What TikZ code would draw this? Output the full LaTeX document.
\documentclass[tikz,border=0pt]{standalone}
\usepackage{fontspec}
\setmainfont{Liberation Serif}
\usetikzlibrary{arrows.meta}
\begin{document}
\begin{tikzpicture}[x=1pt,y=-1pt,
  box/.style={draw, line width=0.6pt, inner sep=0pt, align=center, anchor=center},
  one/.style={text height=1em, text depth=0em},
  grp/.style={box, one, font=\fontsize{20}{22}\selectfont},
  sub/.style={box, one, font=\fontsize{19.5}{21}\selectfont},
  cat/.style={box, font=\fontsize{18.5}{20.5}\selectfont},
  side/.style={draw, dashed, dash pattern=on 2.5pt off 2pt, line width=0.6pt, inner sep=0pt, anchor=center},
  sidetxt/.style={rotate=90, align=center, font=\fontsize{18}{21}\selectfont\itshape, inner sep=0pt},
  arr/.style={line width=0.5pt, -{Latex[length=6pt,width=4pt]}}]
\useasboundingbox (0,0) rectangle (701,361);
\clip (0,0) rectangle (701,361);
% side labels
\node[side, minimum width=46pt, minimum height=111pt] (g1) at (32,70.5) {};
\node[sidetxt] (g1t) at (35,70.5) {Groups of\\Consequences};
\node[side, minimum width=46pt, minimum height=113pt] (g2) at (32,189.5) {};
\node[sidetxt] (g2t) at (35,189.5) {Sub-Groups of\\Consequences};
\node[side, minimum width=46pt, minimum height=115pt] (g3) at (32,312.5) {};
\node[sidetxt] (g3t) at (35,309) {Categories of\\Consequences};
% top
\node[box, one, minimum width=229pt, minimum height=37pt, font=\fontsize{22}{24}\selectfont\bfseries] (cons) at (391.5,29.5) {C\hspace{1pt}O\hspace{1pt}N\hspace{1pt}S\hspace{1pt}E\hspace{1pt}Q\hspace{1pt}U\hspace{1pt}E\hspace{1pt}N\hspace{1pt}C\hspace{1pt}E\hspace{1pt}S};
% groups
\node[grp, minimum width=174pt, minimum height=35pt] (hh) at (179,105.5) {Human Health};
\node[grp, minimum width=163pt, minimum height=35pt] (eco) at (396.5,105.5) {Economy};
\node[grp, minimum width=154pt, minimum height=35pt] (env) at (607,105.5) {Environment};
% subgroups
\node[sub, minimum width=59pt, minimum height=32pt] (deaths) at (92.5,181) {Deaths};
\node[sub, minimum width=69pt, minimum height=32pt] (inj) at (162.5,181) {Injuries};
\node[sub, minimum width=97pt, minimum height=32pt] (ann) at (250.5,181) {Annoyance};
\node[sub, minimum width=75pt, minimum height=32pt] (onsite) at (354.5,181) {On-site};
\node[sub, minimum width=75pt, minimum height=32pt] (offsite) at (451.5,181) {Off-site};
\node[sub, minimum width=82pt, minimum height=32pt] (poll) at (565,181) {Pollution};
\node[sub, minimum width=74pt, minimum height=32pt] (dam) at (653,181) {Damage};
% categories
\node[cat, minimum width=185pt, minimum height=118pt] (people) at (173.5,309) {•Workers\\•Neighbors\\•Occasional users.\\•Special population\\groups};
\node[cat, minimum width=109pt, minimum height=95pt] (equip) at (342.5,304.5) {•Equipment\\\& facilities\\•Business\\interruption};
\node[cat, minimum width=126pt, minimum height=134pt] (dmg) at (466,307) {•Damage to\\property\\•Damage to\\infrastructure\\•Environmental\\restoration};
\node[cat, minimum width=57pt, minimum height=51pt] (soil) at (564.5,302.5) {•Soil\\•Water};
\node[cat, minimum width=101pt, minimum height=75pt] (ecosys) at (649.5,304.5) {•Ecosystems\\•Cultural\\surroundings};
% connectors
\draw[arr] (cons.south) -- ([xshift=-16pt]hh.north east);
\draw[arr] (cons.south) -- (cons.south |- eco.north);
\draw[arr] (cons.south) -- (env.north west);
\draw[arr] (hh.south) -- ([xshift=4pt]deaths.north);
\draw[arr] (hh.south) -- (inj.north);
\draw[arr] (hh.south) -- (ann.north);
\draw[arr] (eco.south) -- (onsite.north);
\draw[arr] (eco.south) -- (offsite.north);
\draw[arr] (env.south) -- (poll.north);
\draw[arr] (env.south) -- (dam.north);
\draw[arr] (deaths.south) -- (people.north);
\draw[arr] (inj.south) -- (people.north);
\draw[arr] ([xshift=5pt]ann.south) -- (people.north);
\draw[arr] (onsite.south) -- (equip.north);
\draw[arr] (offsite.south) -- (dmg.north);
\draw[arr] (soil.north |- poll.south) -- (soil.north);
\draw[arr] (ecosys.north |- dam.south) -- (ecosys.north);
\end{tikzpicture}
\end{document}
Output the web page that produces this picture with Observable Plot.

******************************

Copy every line of the listing that contains the word "this".

## [Response to the task]
What TikZ code would draw this? Output the full LaTeX document.
Output the web page that produces this picture with Observable Plot.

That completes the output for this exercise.